WHAT IS NEEDED :: Restate the full listing word for word and leave the pictures out.

****

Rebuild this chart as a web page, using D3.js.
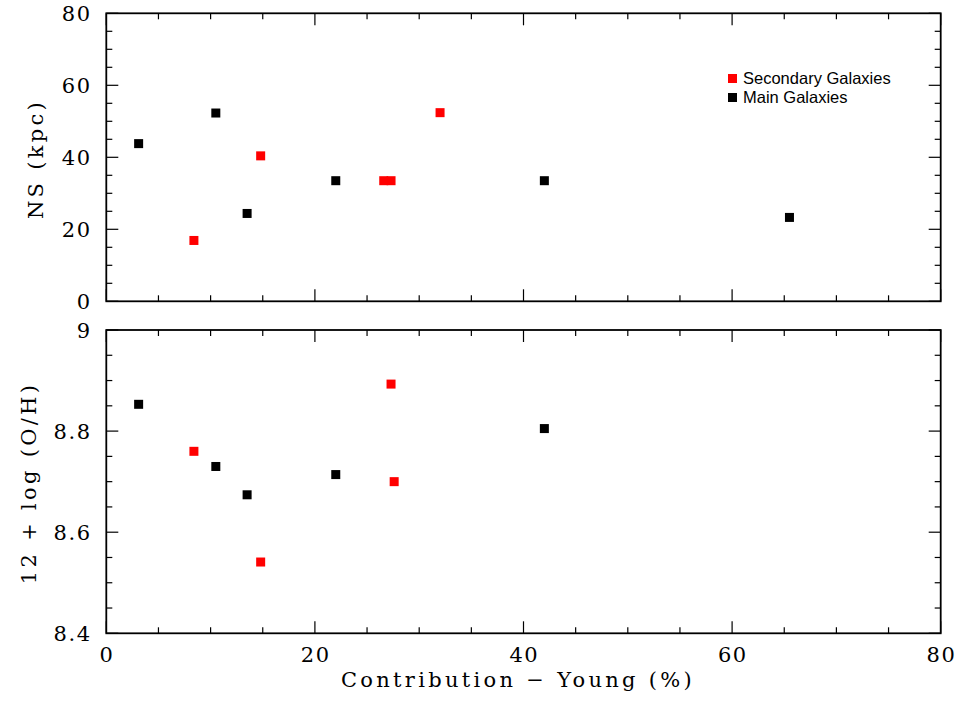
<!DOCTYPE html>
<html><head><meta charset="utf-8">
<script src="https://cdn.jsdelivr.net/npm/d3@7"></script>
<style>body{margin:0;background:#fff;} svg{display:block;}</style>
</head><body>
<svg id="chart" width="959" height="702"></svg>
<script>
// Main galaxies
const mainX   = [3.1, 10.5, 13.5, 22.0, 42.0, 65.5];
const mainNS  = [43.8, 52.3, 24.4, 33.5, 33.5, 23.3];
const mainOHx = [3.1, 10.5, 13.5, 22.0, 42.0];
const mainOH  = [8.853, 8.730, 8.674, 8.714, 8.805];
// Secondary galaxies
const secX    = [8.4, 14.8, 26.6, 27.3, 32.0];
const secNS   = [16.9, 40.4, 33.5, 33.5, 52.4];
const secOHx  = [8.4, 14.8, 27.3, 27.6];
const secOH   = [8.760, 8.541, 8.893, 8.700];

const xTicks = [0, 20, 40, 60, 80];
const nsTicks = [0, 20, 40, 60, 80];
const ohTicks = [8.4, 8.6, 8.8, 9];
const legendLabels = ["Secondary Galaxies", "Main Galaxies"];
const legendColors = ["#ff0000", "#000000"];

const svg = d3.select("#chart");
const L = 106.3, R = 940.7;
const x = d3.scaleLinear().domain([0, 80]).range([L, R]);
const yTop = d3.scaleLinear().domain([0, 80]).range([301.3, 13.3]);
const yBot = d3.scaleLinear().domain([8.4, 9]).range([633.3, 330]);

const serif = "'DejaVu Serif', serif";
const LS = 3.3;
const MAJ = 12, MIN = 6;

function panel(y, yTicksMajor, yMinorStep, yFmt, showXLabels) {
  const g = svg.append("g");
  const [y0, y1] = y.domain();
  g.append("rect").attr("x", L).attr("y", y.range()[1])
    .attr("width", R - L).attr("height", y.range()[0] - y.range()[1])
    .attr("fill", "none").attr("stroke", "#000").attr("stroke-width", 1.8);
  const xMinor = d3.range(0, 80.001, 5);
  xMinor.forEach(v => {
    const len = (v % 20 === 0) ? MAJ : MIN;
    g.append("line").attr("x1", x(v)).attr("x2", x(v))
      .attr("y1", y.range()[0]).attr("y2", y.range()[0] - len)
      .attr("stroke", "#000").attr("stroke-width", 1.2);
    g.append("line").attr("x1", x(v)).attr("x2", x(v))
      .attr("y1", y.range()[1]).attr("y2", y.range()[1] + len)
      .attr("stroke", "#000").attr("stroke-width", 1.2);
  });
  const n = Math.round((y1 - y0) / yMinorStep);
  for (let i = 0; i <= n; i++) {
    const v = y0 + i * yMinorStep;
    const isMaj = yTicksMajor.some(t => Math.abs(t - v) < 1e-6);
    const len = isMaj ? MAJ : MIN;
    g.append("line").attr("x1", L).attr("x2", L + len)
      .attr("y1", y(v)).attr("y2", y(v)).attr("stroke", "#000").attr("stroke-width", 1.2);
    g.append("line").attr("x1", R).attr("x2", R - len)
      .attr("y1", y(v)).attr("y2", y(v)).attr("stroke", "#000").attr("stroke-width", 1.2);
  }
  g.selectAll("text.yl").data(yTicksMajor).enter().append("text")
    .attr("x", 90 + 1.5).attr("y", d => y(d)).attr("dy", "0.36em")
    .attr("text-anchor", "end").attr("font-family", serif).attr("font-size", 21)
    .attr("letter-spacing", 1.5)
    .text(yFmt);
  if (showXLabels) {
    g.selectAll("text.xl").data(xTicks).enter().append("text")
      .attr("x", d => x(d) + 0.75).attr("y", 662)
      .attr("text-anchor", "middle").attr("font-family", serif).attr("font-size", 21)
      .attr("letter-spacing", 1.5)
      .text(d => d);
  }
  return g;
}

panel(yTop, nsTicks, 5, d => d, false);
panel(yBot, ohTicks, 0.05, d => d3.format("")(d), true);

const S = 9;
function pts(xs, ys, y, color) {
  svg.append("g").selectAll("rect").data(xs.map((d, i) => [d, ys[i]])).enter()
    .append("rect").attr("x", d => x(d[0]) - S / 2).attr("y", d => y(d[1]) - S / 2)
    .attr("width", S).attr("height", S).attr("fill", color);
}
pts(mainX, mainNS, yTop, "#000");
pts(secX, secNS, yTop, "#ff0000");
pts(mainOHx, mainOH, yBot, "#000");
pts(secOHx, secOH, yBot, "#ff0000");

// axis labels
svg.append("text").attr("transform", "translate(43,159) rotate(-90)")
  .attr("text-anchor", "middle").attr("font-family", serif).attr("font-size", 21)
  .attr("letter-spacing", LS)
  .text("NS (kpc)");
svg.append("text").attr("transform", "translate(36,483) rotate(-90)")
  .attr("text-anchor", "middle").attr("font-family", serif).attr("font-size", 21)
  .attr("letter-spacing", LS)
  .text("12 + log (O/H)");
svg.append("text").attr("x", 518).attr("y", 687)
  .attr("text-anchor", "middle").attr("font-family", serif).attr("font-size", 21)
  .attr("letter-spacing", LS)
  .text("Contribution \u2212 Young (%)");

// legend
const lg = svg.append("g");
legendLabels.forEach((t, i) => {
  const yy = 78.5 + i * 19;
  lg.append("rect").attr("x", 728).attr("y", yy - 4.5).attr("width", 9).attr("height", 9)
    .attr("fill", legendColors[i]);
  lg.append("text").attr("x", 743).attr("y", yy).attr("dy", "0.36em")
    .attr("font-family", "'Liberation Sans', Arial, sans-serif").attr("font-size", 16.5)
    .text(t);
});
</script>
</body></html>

****

RIGHT ANSWER ::
Rebuild this chart as a web page, using D3.js.
<!DOCTYPE html>
<html><head><meta charset="utf-8">
<script src="https://cdn.jsdelivr.net/npm/d3@7"></script>
<style>body{margin:0;background:#fff;} svg{display:block;}</style>
</head><body>
<svg id="chart" width="959" height="702"></svg>
<script>
// Main galaxies
const mainX   = [3.1, 10.5, 13.5, 22.0, 42.0, 65.5];
const mainNS  = [43.8, 52.3, 24.4, 33.5, 33.5, 23.3];
const mainOHx = [3.1, 10.5, 13.5, 22.0, 42.0];
const mainOH  = [8.853, 8.730, 8.674, 8.714, 8.805];
// Secondary galaxies
const secX    = [8.4, 14.8, 26.6, 27.3, 32.0];
const secNS   = [16.9, 40.4, 33.5, 33.5, 52.4];
const secOHx  = [8.4, 14.8, 27.3, 27.6];
const secOH   = [8.760, 8.541, 8.893, 8.700];

const xTicks = [0, 20, 40, 60, 80];
const nsTicks = [0, 20, 40, 60, 80];
const ohTicks = [8.4, 8.6, 8.8, 9];
const legendLabels = ["Secondary Galaxies", "Main Galaxies"];
const legendColors = ["#ff0000", "#000000"];

const svg = d3.select("#chart");
const L = 106.3, R = 940.7;
const x = d3.scaleLinear().domain([0, 80]).range([L, R]);
const yTop = d3.scaleLinear().domain([0, 80]).range([301.3, 13.3]);
const yBot = d3.scaleLinear().domain([8.4, 9]).range([633.3, 330]);

const serif = "'DejaVu Serif', serif";
const LS = 3.3;
const MAJ = 12, MIN = 6;

function panel(y, yTicksMajor, yMinorStep, yFmt, showXLabels) {
  const g = svg.append("g");
  const [y0, y1] = y.domain();
  g.append("rect").attr("x", L).attr("y", y.range()[1])
    .attr("width", R - L).attr("height", y.range()[0] - y.range()[1])
    .attr("fill", "none").attr("stroke", "#000").attr("stroke-width", 1.8);
  const xMinor = d3.range(0, 80.001, 5);
  xMinor.forEach(v => {
    const len = (v % 20 === 0) ? MAJ : MIN;
    g.append("line").attr("x1", x(v)).attr("x2", x(v))
      .attr("y1", y.range()[0]).attr("y2", y.range()[0] - len)
      .attr("stroke", "#000").attr("stroke-width", 1.2);
    g.append("line").attr("x1", x(v)).attr("x2", x(v))
      .attr("y1", y.range()[1]).attr("y2", y.range()[1] + len)
      .attr("stroke", "#000").attr("stroke-width", 1.2);
  });
  const n = Math.round((y1 - y0) / yMinorStep);
  for (let i = 0; i <= n; i++) {
    const v = y0 + i * yMinorStep;
    const isMaj = yTicksMajor.some(t => Math.abs(t - v) < 1e-6);
    const len = isMaj ? MAJ : MIN;
    g.append("line").attr("x1", L).attr("x2", L + len)
      .attr("y1", y(v)).attr("y2", y(v)).attr("stroke", "#000").attr("stroke-width", 1.2);
    g.append("line").attr("x1", R).attr("x2", R - len)
      .attr("y1", y(v)).attr("y2", y(v)).attr("stroke", "#000").attr("stroke-width", 1.2);
  }
  g.selectAll("text.yl").data(yTicksMajor).enter().append("text")
    .attr("x", 90 + 1.5).attr("y", d => y(d)).attr("dy", "0.36em")
    .attr("text-anchor", "end").attr("font-family", serif).attr("font-size", 21)
    .attr("letter-spacing", 1.5)
    .text(yFmt);
  if (showXLabels) {
    g.selectAll("text.xl").data(xTicks).enter().append("text")
      .attr("x", d => x(d) + 0.75).attr("y", 662)
      .attr("text-anchor", "middle").attr("font-family", serif).attr("font-size", 21)
      .attr("letter-spacing", 1.5)
      .text(d => d);
  }
  return g;
}

panel(yTop, nsTicks, 5, d => d, false);
panel(yBot, ohTicks, 0.05, d => d3.format("")(d), true);

const S = 9;
function pts(xs, ys, y, color) {
  svg.append("g").selectAll("rect").data(xs.map((d, i) => [d, ys[i]])).enter()
    .append("rect").attr("x", d => x(d[0]) - S / 2).attr("y", d => y(d[1]) - S / 2)
    .attr("width", S).attr("height", S).attr("fill", color);
}
pts(mainX, mainNS, yTop, "#000");
pts(secX, secNS, yTop, "#ff0000");
pts(mainOHx, mainOH, yBot, "#000");
pts(secOHx, secOH, yBot, "#ff0000");

// axis labels
svg.append("text").attr("transform", "translate(43,159) rotate(-90)")
  .attr("text-anchor", "middle").attr("font-family", serif).attr("font-size", 21)
  .attr("letter-spacing", LS)
  .text("NS (kpc)");
svg.append("text").attr("transform", "translate(36,483) rotate(-90)")
  .attr("text-anchor", "middle").attr("font-family", serif).attr("font-size", 21)
  .attr("letter-spacing", LS)
  .text("12 + log (O/H)");
svg.append("text").attr("x", 518).attr("y", 687)
  .attr("text-anchor", "middle").attr("font-family", serif).attr("font-size", 21)
  .attr("letter-spacing", LS)
  .text("Contribution \u2212 Young (%)");

// legend
const lg = svg.append("g");
legendLabels.forEach((t, i) => {
  const yy = 78.5 + i * 19;
  lg.append("rect").attr("x", 728).attr("y", yy - 4.5).attr("width", 9).attr("height", 9)
    .attr("fill", legendColors[i]);
  lg.append("text").attr("x", 743).attr("y", yy).attr("dy", "0.36em")
    .attr("font-family", "'Liberation Sans', Arial, sans-serif").attr("font-size", 16.5)
    .text(t);
});
</script>
</body></html>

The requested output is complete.